Cinquante ans qu’on ne crée plus assez de médecins
Chacun l’aura constaté, il est de plus en plus difficile de trouver un médecin généraliste, en particulier dans les banlieues des villes et en zone rurale. Il faut trop souvent attendre longtemps pour obtenir un rendez-vous avec un spécialiste.
D’après une projection de l’Ordre des Médecins, nous avons perdu 6,8% de généralistes depuis 2010 et nous en perdrons autant d’ici 2025. Avec 24% de généralistes âgés qui vont quitter leur cabinet et seulement 21% de médecins de moins de 40 ans, il n’y aura certainement pas de renouvellement générationnel suffisant.
Un médecin de famille des Hauts-de-Seine nous a confié : « Je n’arrive plus à trouver un remplaçant quand je pars en vacances. En sortant de la faculté, les jeunes médecins choisissent plutôt d’aller travailler en hôpital où ils ont des horaires plus confortables. Ils préfèrent être fonctionnaires et monter les échelons plutôt qu’assumer les tracasseries de la sécurité sociale qui nous demande de gérer la paperasse à sa place. Les cabinets devraient pourtant se multiplier car nous sommes limités en nombre de patients. »
Il faut savoir que les Caisses primaires d’assurance maladie (CPAM) peuvent sanctionner les médecins traitants qui dépassent les soixante consultations par jour. Hélas, certains d’entre eux traitent tellement de patients qu’ils prennent parfois le risque de dépasser ce chiffre…
La crise du Covid risque de décourager encore plus les jeunes médecins qui ont pu constater qu’entre janvier et avril 2020, la fréquentation des cabinets de médecins avait chuté de 44% chez les généralistes et de 71% chez les spécialistes. Un Français sur trois a renoncé à se faire soigner pendant le premier confinement.
Si les médecins deviennent rares, c’est aussi parce que pendant cinquante ans, il y a eu un « numerus clausus », c’est à dire une limitation de l’accès en deuxième année de médecine. Le nombre de candidats était à l'époque devenu trop important : de 35 000 en 1963, il y en avait 59 800 en 1967.

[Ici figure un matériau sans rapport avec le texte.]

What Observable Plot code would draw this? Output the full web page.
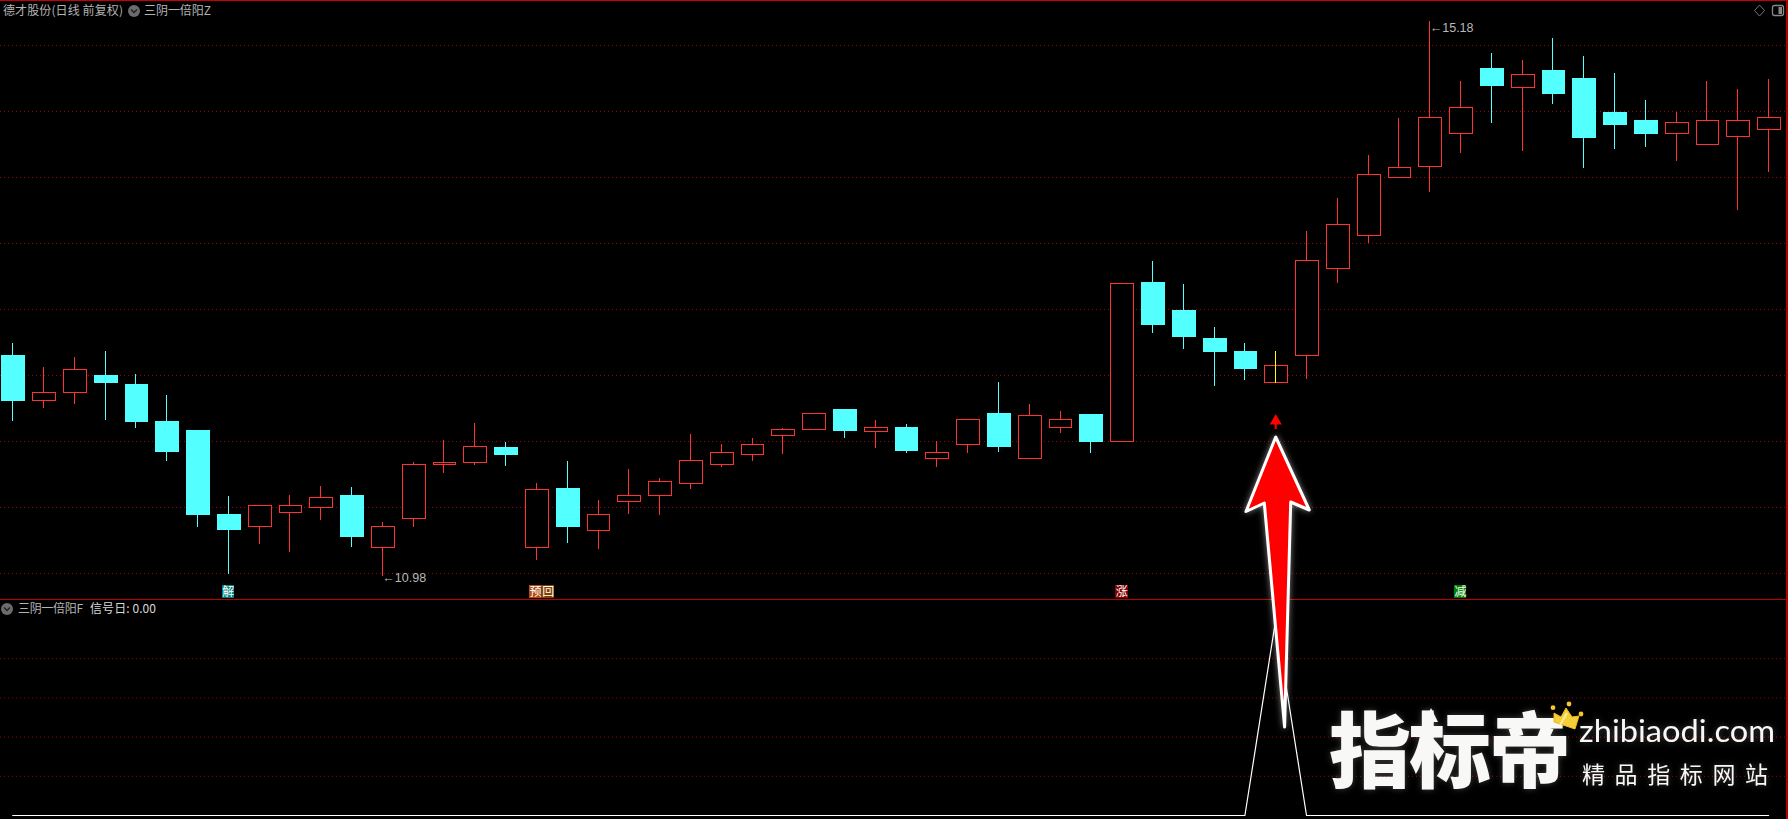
<!DOCTYPE html>
<html lang="zh">
<head>
<meta charset="utf-8">
<script src="https://cdn.jsdelivr.net/npm/d3@7"></script>
<script src="https://cdn.jsdelivr.net/npm/@observablehq/plot@0.6"></script>
<style>
  html,body{margin:0;padding:0;background:#000;overflow:hidden}
  #stage{position:relative;width:1788px;height:819px;background:#000}
  #stage>svg{position:absolute;left:0;display:block}
  #overlay{top:0;z-index:5;pointer-events:none}
</style>
</head>
<body>
<div id="stage"></div>
<script>
const opens = [12.65,12.31,12.37,12.50,12.43,12.15,12.08,11.44,11.35,11.46,11.50,11.59,11.19,11.41,11.82,11.84,11.95,11.19,11.64,11.32,
  11.54,11.59,11.68,11.82,11.90,12.04,12.09,12.24,12.07,12.10,11.87,11.97,12.21,11.87,12.10,12.20,12.00,13.20,12.99,
  12.78,12.68,12.44,12.65,13.31,13.56,14.00,14.08,14.33,14.82,14.68,14.81,14.75,14.49,14.43,14.33,14.25,14.31,14.36];
const closes = [12.31,12.37,12.54,12.44,12.15,11.92,11.44,11.33,11.51,11.51,11.57,11.28,11.35,11.82,11.84,11.96,11.90,11.63,11.35,11.44,
  11.59,11.69,11.85,11.91,11.97,12.09,12.21,12.08,12.10,11.93,11.91,12.16,11.96,12.19,12.16,12.00,13.19,12.88,12.79,
  12.68,12.55,12.57,13.37,13.64,14.02,14.07,14.45,14.53,14.69,14.78,14.63,14.30,14.40,14.33,14.41,14.43,14.43,14.45];
const highs = [12.74,12.56,12.64,12.68,12.51,12.35,12.08,11.58,11.51,11.59,11.66,11.65,11.39,11.84,12.01,12.14,11.99,11.68,11.85,11.55,
  11.79,11.72,12.05,11.98,12.02,12.10,12.21,12.24,12.16,12.13,12.00,12.16,12.45,12.28,12.23,12.20,13.19,13.36,13.19,
  12.86,12.74,12.68,13.59,13.84,14.17,14.45,15.18,14.73,14.94,14.89,15.05,14.92,14.79,14.58,14.49,14.73,14.67,14.74];
const lows = [12.15,12.25,12.28,12.16,12.10,11.85,11.35,10.99,11.22,11.16,11.40,11.20,10.98,11.35,11.76,11.82,11.81,11.10,11.23,11.18,
  11.45,11.44,11.64,11.80,11.85,11.90,12.09,12.02,11.95,11.91,11.80,11.91,11.92,11.86,12.06,11.91,12.00,12.82,12.70,
  12.42,12.46,12.44,12.47,13.20,13.50,14.00,13.89,14.18,14.41,14.20,14.55,14.07,14.21,14.23,14.12,14.25,13.75,14.04];
const signalDay = [0,0,0,0,0,0,0,0,0,0,0,0,0,0,0,0,0,0,0,0,0,0,0,0,0,0,0,0,0,0,0,0,0,0,0,0,0,0,0,0,0,1,
  0,0,0,0,0,0,0,0,0,0,0,0,0,0,0,0];
const priceGrid = [11,11.5,12,12.5,13,13.5,14,14.5,15];
const signalGrid = [0.2,0.4,0.6,0.8];
const lowMark = [{i:12,p:10.98}];
const highMark = [{i:46,p:15.18}];
const tagIndex = [7,17.18,36,47];
const tagText = ["解","预回","涨","减"];
const tagFill = [["#008080"],["#b04a10","#804000"],["#800000"],["#008000"]];

const RED="#ff3232", CYAN="#54ffff", GRID="#a00000", YELLOW="#ffff00";
const candles = opens.map((o,i)=>({i,o,c:closes[i],h:highs[i],l:lows[i],up:closes[i]>=o}));
const sigI = signalDay.indexOf(1);
const xScale = {domain:[0,57],range:[12.2,1768.1],axis:null};
const tagCells = tagIndex.flatMap((idx,t)=>[...tagText[t]].map((ch,k)=>({
  x:idx+(k-(tagText[t].length-1)/2)*0.41, ch, fill:tagFill[t][k]})));
const extremeLabel = {x:"i",y:"p",text:d=>"←"+d.p.toFixed(2),textAnchor:"start",fill:"#b8b8b8",
  fontFamily:"Liberation Sans",fontSize:12.5};

const pricePane = Plot.plot({
  width:1788,height:600,margin:0,
  style:"background:transparent;",
  x:xScale,
  y:{domain:[11,15],range:[573,45],axis:null},
  marks:[
    Plot.ruleY(priceGrid,{stroke:GRID,strokeDasharray:"1 3",strokeWidth:1}),
    Plot.ruleX(candles.filter(d=>d.i!==sigI),{x:"i",y1:"l",y2:"h",stroke:d=>d.up?RED:CYAN,strokeWidth:1,shapeRendering:"crispEdges"}),
    Plot.rect(candles,{x1:d=>d.i-0.37,x2:d=>d.i+0.37,y1:d=>Math.min(d.o,d.c),y2:d=>Math.max(d.o,d.c),dx:1,
      fill:d=>d.up?"#000":CYAN,stroke:d=>d.up?RED:CYAN,strokeWidth:1,shapeRendering:"crispEdges"}),
    Plot.ruleX(candles.filter(d=>d.i===sigI),{x:"i",y1:"l",y2:"h",stroke:YELLOW,strokeWidth:1,shapeRendering:"crispEdges"}),
    Plot.ruleX([sigI],{x:d=>d,y1:12.09,y2:12.14,stroke:"#ff0000",strokeWidth:2}),
    Plot.dot([sigI],{x:d=>d,y:12.155,symbol:"triangle",r:4.5,fill:"#ff0000",stroke:"none"}),
    Plot.text(lowMark,{...extremeLabel,dy:2}),
    Plot.text(highMark,{...extremeLabel,dy:6}),
    Plot.rect(tagCells,{x1:d=>d.x-0.205,x2:d=>d.x+0.205,y1:10.81,y2:10.912,fill:d=>d.fill,shapeRendering:"crispEdges"}),
    Plot.text(tagCells,{x:"x",y:10.86,text:"ch",fill:"#fff",fontFamily:"Noto Sans CJK SC",fontSize:12})
  ]
});
pricePane.style.top="0px";

const signalPane = Plot.plot({
  width:1788,height:219,margin:0,
  style:"background:transparent;",
  x:xScale,
  y:{domain:[0,1],range:[215,19],axis:null},
  marks:[
    Plot.ruleY(signalGrid,{stroke:GRID,strokeDasharray:"1 3",strokeWidth:1}),
    Plot.line(signalDay.map((v,i)=>({i,v})),{x:"i",y:"v",stroke:"#fff",strokeWidth:1.2})
  ]
});
signalPane.style.top="600px";

const stage=document.getElementById("stage");
stage.appendChild(pricePane);
stage.appendChild(signalPane);

// window chrome, header text and the watermark that sits over the chart
const NS="http://www.w3.org/2000/svg";
const overlay=document.createElementNS(NS,"svg");
overlay.setAttribute("id","overlay");
overlay.setAttribute("width",1788);overlay.setAttribute("height",819);
const chev=(cx,cy)=>`<circle cx="${cx}" cy="${cy}" r="6" fill="#6c6c6c"/><path d="M${cx-3} ${cy-1.5}L${cx} ${cy+1.5}L${cx+3} ${cy-1.5}" fill="none" stroke="#222" stroke-width="1.5"/>`;
const F=`font-family="Noto Sans CJK SC" font-size="12"`;
overlay.innerHTML=`
<rect x="0" y="0" width="1788" height="1" fill="#c80000"/>
<rect x="0" y="599" width="1788" height="1" fill="#c00000"/>
<rect x="1786" y="0" width="2" height="819" fill="#b00000"/>
<text x="3" y="15" ${F} fill="#b4b4b4" textLength="120">德才股份(日线 前复权)</text>
${chev(134,11)}
<text x="144" y="15" ${F} fill="#b4b4b4" textLength="67">三阴一倍阳Z</text>
${chev(7,609)}
<text x="18" y="613" ${F} fill="#b4b4b4" textLength="65">三阴一倍阳F</text>
<text x="90" y="613" ${F} fill="#d8d8d8" textLength="66">信号日: 0.00</text>
<path d="M1759.5 5L1764.5 10.5L1759.5 16L1754.5 10.5Z" fill="none" stroke="#777"/>
<rect x="1772.5" y="5.5" width="11" height="10" rx="2" fill="none" stroke="#888" stroke-width="1.3"/>
<rect x="1778.5" y="7" width="3.5" height="7" fill="#888"/>
<polygon points="1275.7,437 1246,511.5 1264.3,503 1284.6,727 1290.7,502 1309.3,510"
  fill="#ff0000" stroke="#fff" stroke-width="3" stroke-linejoin="round" style="filter:drop-shadow(0 0 3px rgba(255,255,255,.5))"/>
<g style="filter:drop-shadow(0 0 3px rgba(255,255,255,.25))" fill="#f8f9f6">
  <text x="1329" y="781" font-family="Noto Sans CJK SC" font-weight="900" font-size="82" textLength="242">指标帝</text>
  <path d="M1431 708L1424 722L1438 722Z"/>
  <text x="1579" y="742" font-family="Lato" font-size="30" textLength="196" lengthAdjust="spacingAndGlyphs">zhibiaodi.com</text>
  <text x="1582" y="783" font-family="Noto Sans CJK SC" font-size="23" letter-spacing="9.6">精品指标网站</text>
</g>
<polygon points="1554,722 1554,713 1561,717 1566,708 1572,717 1579,716 1575,729" fill="#f5cf3a" stroke="#f0b820" stroke-width="1" stroke-linejoin="round"/>
<path d="M1560 725L1567 713" stroke="#ffeb9a" stroke-width="2"/>
<circle cx="1553" cy="707.7" r="2.4" fill="#f5c531"/><circle cx="1569" cy="704" r="2.4" fill="#f5c531"/><circle cx="1581" cy="714" r="2.4" fill="#f5c531"/>`;
stage.appendChild(overlay);
</script>
</body>
</html>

Aujourd'hui, la sévérité de la sélection paraît disproportionnée : sur l’année scolaire 2019-2020, seuls 14 238 étudiants en médecine sur 55 252 inscrits ont pu passer en seconde année de médecine, maïeutique, odontologie et pharmacie.
La loi du 24 juillet 2019 relative à l’organisation et à la transformation du système de santé a décidé de supprimer ce numerus clausus à compter de la rentrée universitaire 2021 mais cela ressemble fort à un effet d’annonce, l’entrée en deuxième année dépendant avant tout des capacités d’accueil fixées par les universités elles-mêmes, qui manquent de place.
La relève de la garde risque donc de ne pas être assurée. Il est temps, dans l’intérêt général, de redonner au médecin traitant ses lettres de noblesse : cela commence par un diplôme et finit par une reconnaissance.